BEGIN DATA ENTRIES
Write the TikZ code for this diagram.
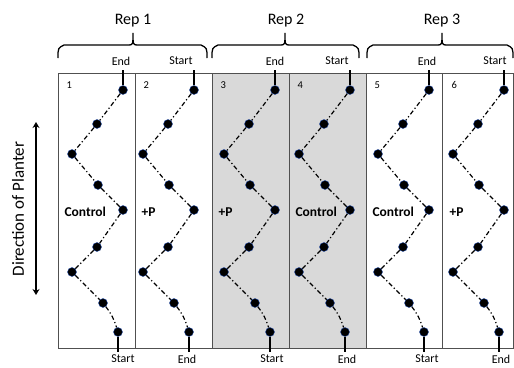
\documentclass[tikz,border=0pt]{standalone}
\usepackage{fontspec}
\setmainfont{Carlito}
\usetikzlibrary{decorations.pathreplacing,positioning,calc,arrows.meta}

\definecolor{rowgray}{RGB}{217,217,217}
\definecolor{rowline}{RGB}{80,80,80}
\definecolor{seedrim}{RGB}{40,80,170}

\tikzset{
	rowbox/.style={draw=rowline, line width=0.9pt},
	seed/.style={circle, fill=black, draw=seedrim, line width=0.4pt, inner sep=0pt, minimum size=9pt},
	seedline/.style={line width=1.2pt, dash pattern=on 4.5pt off 2.5pt on 1.2pt off 2.5pt},
	stub/.style={line width=1.1pt},
	trt/.style={anchor=west, font=\bfseries\fontsize{13.5}{15}\selectfont},
	endlbl/.style={font=\fontsize{12}{14}\selectfont},
	replbl/.style={font=\fontsize{16}{18}\selectfont},
	repbrace/.style={line width=1.3pt},
}

% brace over one rep: left end, tip, right end
\newcommand{\repbrace}[3]{%
	\draw[repbrace] (#1,58) .. controls (#1,48) .. (#1+6,45) -- (#2-5,45)
		.. controls (#2,45) .. (#2,33) .. controls (#2,45) .. (#2+5,45) -- (#3-6,45)
		.. controls (#3,48) .. (#3,58);}

\begin{document}
\begin{tikzpicture}[x=1pt,y=-1pt]
	\useasboundingbox (0,0) rectangle (514,367);
	% rows 3 and 4 are grey
	\fill[rowgray] (212,73) rectangle (366,348);
	\draw[rowbox] (58,73) rectangle (513.5,348);
	\foreach \xd in {135,212,289,366,442}
		\draw[rowbox] (\xd,73) -- (\xd,348);
	% seeds in each row
	\foreach \c/\dx/\trt in {1/3/Control, 2/-3/+P, 3/1/+P, 4/-1/Control, 5/1/Control, 6/-1/+P}{
		\begin{scope}[xshift={58+77*(\c-1)+\dx}]
			\foreach \p/\x/\y in {1/62/90, 2/36/124, 3/11/154, 4/37/185, 5/62/210, 6/36/247, 7/11/272, 8/42/303, 9/57/332}
				\node[seed] (s\c-\p) at (\x,\y) {};
			\coordinate (top\c) at (62,70);
			\coordinate (bot\c) at (57,352);
			\draw[stub] (top\c) -- (s\c-1);
			\draw[stub] (s\c-9) -- (bot\c);
			\draw[seedline] (s\c-1) -- (s\c-2) -- (s\c-3) -- (s\c-4) -- (s\c-5) -- (s\c-6) -- (s\c-7) -- (s\c-8) to[bend left=10] (s\c-9);
		\end{scope}
		\node[anchor=west, font=\fontsize{10.5}{12}\selectfont] (n\c) at ({58+77*(\c-1)+5},85) {\c};
		\node[trt] (t\c) at ({58+77*(\c-1)+3},212) {\trt};
	}
	% end and start of the rows
	\foreach \c/\x/\txt in {1/121/End, 2/181/Start, 3/275/End, 4/337/Start, 5/427/End, 6/495/Start}
		\node[endlbl] (top-lbl\c) at (\x,61) {\txt};
	\foreach \c/\x/\txt in {1/123/Start, 2/187/End, 3/272/Start, 4/347/End, 5/427/Start, 6/501/End}
		\node[endlbl] (bot-lbl\c) at (\x,359) {\txt};
	% reps
	\repbrace{58}{133}{207}
	\repbrace{212}{285}{359}
	\repbrace{367}{442}{513}
	\node[replbl] (rep1) at (133,21) {Rep 1};
	\node[replbl] (rep2) at (286,21) {Rep 2};
	\node[replbl] (rep3) at (442,21) {Rep 3};
	% planter
	\coordinate (dirtop) at (36,122);
	\coordinate (dirbot) at (36,295);
	\draw[{Stealth[length=6pt,width=7pt]}-{Stealth[length=6pt,width=7pt]}, line width=1.4pt] (dirtop) -- (dirbot);
	\node[rotate=90, font=\fontsize{17}{19}\selectfont] (dir) at (18,209) {Direction of Planter};
\end{tikzpicture}
\end{document}
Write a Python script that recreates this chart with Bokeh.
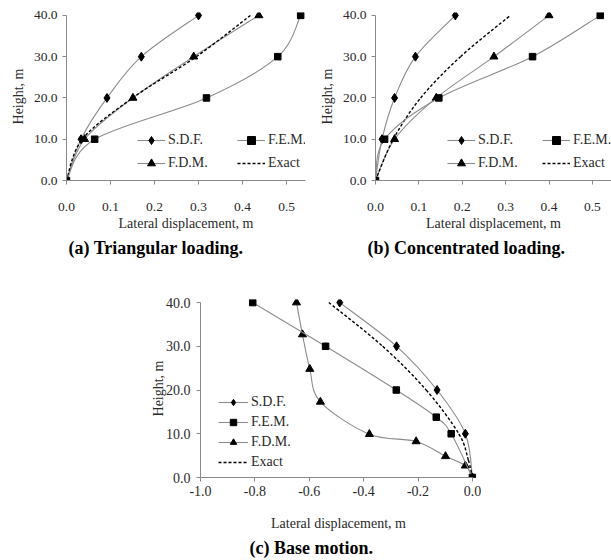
END DATA ENTRIES
* GOAL *
From the entries above, return each line with the word "Write" in it.

* EXERCISE ANSWER *
Write the TikZ code for this diagram.
Write a Python script that recreates this chart with Bokeh.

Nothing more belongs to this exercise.